■ The input
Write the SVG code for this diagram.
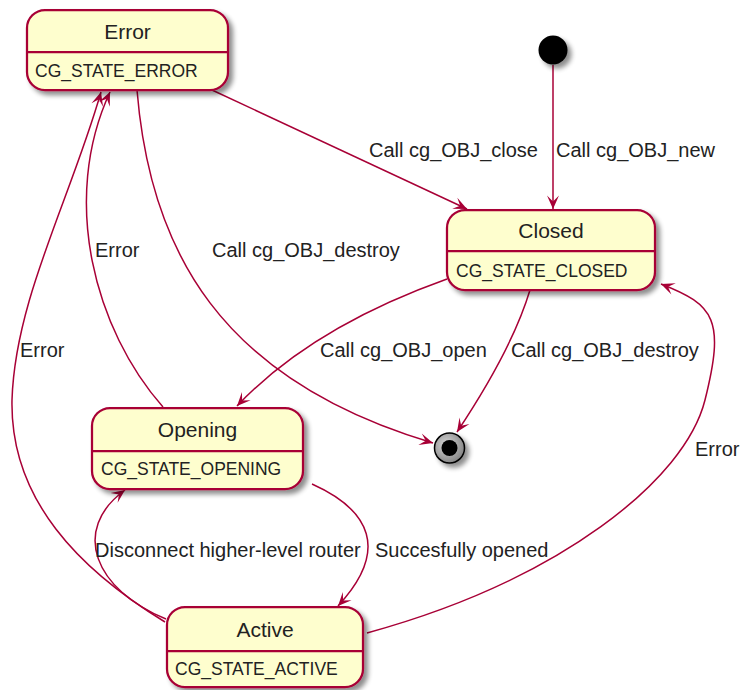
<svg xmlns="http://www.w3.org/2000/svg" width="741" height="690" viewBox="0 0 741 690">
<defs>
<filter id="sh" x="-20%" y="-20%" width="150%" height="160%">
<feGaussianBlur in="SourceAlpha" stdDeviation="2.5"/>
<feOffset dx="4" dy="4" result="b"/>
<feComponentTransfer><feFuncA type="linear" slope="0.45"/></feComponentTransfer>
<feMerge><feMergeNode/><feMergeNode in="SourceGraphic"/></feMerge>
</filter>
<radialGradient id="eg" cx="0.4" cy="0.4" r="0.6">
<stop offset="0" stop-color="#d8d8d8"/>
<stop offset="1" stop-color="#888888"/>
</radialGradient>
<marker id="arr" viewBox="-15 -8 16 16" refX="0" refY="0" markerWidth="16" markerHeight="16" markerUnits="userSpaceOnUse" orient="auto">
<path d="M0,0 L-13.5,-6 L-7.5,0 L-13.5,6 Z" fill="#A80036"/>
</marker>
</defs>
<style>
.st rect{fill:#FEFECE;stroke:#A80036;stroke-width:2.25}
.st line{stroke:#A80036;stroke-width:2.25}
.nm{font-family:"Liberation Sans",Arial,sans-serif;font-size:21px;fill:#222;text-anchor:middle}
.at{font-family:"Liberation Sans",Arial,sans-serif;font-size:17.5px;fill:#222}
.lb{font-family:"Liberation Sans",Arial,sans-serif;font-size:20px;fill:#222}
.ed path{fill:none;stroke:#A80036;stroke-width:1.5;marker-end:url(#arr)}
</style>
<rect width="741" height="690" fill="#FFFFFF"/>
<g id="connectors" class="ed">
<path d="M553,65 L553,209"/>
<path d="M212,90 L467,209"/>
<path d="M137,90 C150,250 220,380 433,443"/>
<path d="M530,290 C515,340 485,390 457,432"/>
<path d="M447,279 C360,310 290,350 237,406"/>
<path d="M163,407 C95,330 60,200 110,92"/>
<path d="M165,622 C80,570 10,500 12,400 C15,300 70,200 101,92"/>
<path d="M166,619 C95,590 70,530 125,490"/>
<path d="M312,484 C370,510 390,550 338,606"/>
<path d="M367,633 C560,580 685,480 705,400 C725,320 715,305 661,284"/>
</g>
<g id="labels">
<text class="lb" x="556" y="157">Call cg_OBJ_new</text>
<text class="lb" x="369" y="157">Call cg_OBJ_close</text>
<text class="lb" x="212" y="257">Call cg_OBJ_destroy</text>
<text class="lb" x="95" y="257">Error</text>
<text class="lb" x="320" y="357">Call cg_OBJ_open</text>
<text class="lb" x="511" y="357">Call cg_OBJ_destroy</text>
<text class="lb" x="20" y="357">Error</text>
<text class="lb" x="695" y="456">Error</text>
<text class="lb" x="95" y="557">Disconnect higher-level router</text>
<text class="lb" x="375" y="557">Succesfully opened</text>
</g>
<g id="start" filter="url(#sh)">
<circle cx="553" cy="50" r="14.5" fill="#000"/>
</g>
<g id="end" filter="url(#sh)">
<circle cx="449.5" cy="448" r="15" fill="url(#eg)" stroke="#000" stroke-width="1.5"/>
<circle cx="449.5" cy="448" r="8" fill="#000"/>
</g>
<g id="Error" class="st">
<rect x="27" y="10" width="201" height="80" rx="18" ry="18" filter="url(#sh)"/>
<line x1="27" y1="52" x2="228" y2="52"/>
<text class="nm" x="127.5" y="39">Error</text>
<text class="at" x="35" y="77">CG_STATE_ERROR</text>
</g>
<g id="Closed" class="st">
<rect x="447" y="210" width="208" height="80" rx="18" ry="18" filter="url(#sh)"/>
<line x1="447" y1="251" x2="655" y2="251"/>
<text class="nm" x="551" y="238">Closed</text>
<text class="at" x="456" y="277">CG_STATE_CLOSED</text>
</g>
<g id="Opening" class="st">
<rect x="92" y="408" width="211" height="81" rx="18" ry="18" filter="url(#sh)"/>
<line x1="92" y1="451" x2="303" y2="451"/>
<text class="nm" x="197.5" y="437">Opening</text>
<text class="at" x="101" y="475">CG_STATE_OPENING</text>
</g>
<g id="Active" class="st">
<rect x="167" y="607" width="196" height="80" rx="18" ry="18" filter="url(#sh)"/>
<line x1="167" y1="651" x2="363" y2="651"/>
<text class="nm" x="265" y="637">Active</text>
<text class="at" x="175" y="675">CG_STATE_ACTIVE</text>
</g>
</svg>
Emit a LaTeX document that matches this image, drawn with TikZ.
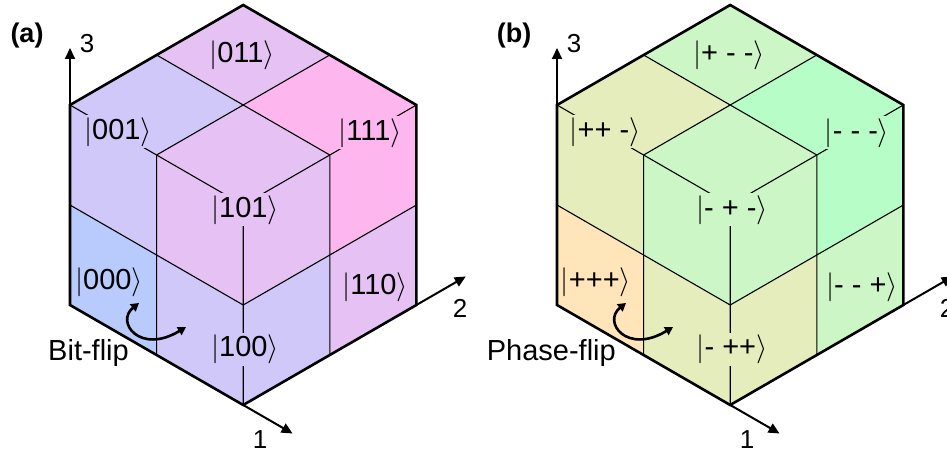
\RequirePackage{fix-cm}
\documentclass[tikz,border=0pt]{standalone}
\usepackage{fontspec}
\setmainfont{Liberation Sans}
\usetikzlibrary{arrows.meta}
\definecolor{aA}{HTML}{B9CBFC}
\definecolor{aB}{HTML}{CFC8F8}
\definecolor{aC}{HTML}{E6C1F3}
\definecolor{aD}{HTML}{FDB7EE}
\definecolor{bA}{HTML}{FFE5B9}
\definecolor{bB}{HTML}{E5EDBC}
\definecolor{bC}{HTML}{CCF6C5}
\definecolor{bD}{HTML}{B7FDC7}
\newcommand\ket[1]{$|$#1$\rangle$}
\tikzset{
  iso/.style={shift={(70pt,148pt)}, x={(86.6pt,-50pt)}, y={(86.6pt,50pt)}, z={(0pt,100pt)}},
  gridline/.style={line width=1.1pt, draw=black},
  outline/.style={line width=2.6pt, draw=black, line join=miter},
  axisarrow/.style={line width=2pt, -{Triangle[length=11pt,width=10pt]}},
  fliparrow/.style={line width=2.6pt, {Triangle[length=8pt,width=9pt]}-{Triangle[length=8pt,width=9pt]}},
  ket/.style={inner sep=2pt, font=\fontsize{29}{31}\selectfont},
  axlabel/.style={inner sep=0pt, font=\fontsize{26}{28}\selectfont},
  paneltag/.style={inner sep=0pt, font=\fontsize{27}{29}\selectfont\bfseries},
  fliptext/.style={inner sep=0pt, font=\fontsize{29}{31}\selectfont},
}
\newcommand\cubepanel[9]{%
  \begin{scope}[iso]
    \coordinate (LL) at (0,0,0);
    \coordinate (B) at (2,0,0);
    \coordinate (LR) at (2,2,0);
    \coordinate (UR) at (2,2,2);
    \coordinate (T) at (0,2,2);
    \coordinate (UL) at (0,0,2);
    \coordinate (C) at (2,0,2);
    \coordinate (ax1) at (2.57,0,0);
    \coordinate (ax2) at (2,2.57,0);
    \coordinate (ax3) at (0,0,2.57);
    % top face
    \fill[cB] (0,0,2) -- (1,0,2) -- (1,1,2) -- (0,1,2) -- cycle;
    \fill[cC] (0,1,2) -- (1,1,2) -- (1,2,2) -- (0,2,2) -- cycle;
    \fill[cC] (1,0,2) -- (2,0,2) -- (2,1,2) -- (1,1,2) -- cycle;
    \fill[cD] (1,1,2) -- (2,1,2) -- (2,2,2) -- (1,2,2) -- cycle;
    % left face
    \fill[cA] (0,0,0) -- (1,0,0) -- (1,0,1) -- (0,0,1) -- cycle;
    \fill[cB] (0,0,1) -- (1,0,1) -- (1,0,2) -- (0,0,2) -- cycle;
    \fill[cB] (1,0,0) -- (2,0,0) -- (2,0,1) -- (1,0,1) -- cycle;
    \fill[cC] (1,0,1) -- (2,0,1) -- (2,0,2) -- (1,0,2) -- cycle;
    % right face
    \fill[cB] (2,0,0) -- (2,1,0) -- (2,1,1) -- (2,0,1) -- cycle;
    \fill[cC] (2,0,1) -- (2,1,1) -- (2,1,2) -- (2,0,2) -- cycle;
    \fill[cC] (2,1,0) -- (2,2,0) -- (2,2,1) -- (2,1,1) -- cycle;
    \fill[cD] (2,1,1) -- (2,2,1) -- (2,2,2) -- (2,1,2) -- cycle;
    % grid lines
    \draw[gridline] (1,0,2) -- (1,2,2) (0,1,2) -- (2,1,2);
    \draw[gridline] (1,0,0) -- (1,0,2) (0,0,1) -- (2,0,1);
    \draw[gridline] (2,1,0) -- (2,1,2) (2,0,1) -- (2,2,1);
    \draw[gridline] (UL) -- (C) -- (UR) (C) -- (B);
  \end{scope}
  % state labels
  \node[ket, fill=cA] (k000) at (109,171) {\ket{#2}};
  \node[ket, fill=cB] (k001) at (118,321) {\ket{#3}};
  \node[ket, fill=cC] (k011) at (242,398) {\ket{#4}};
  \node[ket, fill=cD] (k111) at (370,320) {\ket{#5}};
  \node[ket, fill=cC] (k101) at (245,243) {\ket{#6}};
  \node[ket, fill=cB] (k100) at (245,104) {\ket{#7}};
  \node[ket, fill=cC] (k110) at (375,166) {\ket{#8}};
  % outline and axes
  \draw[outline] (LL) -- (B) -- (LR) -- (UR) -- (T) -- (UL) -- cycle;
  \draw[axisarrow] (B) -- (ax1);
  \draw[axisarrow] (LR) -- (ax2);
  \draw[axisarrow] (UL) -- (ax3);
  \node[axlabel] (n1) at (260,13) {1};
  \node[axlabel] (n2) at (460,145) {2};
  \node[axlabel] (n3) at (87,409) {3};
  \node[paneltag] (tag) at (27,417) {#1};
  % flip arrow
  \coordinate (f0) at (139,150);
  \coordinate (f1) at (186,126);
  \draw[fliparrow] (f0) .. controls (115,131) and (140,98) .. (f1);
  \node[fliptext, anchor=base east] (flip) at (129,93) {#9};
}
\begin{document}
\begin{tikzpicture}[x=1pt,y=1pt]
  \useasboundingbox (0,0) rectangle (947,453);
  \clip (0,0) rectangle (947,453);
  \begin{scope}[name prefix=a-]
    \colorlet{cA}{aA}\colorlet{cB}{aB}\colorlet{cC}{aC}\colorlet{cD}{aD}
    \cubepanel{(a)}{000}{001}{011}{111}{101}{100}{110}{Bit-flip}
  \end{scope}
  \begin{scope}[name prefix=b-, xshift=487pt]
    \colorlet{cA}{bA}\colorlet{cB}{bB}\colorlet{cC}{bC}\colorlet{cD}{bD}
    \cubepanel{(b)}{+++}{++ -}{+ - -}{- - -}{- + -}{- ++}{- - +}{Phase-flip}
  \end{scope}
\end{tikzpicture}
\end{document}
---
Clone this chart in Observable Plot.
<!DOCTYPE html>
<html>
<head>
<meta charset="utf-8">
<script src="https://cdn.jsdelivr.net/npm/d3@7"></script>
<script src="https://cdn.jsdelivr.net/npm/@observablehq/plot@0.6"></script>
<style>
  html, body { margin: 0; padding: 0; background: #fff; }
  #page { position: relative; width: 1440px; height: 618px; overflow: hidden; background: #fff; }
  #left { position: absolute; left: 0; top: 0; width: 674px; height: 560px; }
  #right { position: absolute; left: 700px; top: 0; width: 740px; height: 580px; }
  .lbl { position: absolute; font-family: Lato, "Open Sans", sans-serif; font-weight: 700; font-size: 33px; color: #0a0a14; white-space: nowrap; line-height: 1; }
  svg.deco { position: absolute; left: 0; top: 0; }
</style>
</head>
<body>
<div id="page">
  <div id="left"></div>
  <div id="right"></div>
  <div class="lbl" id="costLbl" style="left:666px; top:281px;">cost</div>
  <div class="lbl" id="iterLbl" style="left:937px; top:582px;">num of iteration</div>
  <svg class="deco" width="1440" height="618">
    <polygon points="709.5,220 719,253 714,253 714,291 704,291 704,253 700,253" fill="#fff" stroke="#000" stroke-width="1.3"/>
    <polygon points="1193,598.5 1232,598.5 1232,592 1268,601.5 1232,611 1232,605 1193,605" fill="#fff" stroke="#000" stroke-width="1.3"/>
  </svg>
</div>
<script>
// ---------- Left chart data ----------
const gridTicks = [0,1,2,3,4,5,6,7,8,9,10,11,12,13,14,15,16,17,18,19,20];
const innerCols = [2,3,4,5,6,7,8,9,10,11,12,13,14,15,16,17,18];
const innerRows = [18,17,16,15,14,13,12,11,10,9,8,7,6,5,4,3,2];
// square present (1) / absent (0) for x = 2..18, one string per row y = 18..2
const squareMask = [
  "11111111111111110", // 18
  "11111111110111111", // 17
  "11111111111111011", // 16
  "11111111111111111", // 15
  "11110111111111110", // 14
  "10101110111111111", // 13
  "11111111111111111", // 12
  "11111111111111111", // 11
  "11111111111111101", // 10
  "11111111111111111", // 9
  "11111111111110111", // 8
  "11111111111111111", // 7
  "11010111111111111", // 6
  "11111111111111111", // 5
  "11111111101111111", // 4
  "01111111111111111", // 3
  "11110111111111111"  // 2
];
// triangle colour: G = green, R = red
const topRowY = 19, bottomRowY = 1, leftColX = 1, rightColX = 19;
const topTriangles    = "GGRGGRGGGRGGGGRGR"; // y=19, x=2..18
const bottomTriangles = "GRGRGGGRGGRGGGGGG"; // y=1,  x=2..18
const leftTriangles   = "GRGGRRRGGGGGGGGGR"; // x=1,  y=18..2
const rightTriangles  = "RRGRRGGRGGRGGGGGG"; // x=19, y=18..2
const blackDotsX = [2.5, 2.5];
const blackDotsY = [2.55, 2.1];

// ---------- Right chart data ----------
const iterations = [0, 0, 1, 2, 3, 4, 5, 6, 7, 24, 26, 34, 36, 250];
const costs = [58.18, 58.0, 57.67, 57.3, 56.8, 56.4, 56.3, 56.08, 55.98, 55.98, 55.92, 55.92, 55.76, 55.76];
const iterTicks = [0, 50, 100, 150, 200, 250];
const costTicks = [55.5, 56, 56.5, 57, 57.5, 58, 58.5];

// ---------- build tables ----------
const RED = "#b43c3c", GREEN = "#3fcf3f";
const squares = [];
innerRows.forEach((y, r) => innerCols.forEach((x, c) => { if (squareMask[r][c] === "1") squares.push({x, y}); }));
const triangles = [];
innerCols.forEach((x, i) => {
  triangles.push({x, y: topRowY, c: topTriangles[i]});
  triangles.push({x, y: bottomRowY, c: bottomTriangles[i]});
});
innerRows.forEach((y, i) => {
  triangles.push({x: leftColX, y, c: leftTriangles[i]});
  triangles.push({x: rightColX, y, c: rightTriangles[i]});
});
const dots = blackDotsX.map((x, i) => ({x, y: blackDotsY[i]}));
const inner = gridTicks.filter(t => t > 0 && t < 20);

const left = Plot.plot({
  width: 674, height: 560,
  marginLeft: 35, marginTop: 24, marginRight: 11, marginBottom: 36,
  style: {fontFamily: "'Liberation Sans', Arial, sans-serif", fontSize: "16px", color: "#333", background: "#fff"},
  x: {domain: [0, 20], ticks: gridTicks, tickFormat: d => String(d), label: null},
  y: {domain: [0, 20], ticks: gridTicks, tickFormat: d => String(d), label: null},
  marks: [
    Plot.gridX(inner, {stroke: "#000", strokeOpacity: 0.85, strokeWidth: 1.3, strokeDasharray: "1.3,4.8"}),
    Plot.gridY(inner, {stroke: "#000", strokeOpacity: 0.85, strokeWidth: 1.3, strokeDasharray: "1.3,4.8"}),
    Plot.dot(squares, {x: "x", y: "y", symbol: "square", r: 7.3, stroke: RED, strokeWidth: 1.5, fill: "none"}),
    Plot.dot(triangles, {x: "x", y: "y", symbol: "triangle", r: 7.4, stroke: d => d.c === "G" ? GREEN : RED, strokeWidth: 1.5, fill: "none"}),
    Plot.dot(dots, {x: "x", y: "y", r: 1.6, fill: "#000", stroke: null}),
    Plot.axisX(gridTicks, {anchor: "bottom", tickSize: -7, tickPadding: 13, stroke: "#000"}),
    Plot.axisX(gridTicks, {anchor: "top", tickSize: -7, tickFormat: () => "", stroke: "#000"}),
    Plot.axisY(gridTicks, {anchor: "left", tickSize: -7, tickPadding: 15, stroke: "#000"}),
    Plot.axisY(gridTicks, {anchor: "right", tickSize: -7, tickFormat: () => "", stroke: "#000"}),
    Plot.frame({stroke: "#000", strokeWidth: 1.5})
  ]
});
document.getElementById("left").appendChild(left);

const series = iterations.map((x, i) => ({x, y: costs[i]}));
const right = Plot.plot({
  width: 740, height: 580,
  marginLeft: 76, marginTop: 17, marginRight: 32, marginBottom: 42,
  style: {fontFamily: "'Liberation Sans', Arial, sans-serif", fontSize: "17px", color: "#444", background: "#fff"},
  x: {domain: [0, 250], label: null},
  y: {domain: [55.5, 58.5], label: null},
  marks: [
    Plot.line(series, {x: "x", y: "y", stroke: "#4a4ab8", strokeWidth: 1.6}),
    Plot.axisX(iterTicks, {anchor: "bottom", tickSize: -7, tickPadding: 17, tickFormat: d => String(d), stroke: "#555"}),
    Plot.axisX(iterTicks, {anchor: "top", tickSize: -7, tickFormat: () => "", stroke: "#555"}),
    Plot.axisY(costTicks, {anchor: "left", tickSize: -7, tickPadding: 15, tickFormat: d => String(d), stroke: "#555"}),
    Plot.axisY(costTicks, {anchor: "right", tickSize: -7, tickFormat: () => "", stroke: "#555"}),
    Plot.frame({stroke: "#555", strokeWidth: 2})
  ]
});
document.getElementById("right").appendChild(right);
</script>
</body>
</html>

■ Direction
Copy every line above that holds the word "chart".

■ Answer for the task
Clone this chart in Observable Plot.
// ---------- Left chart data ----------
// ---------- Right chart data ----------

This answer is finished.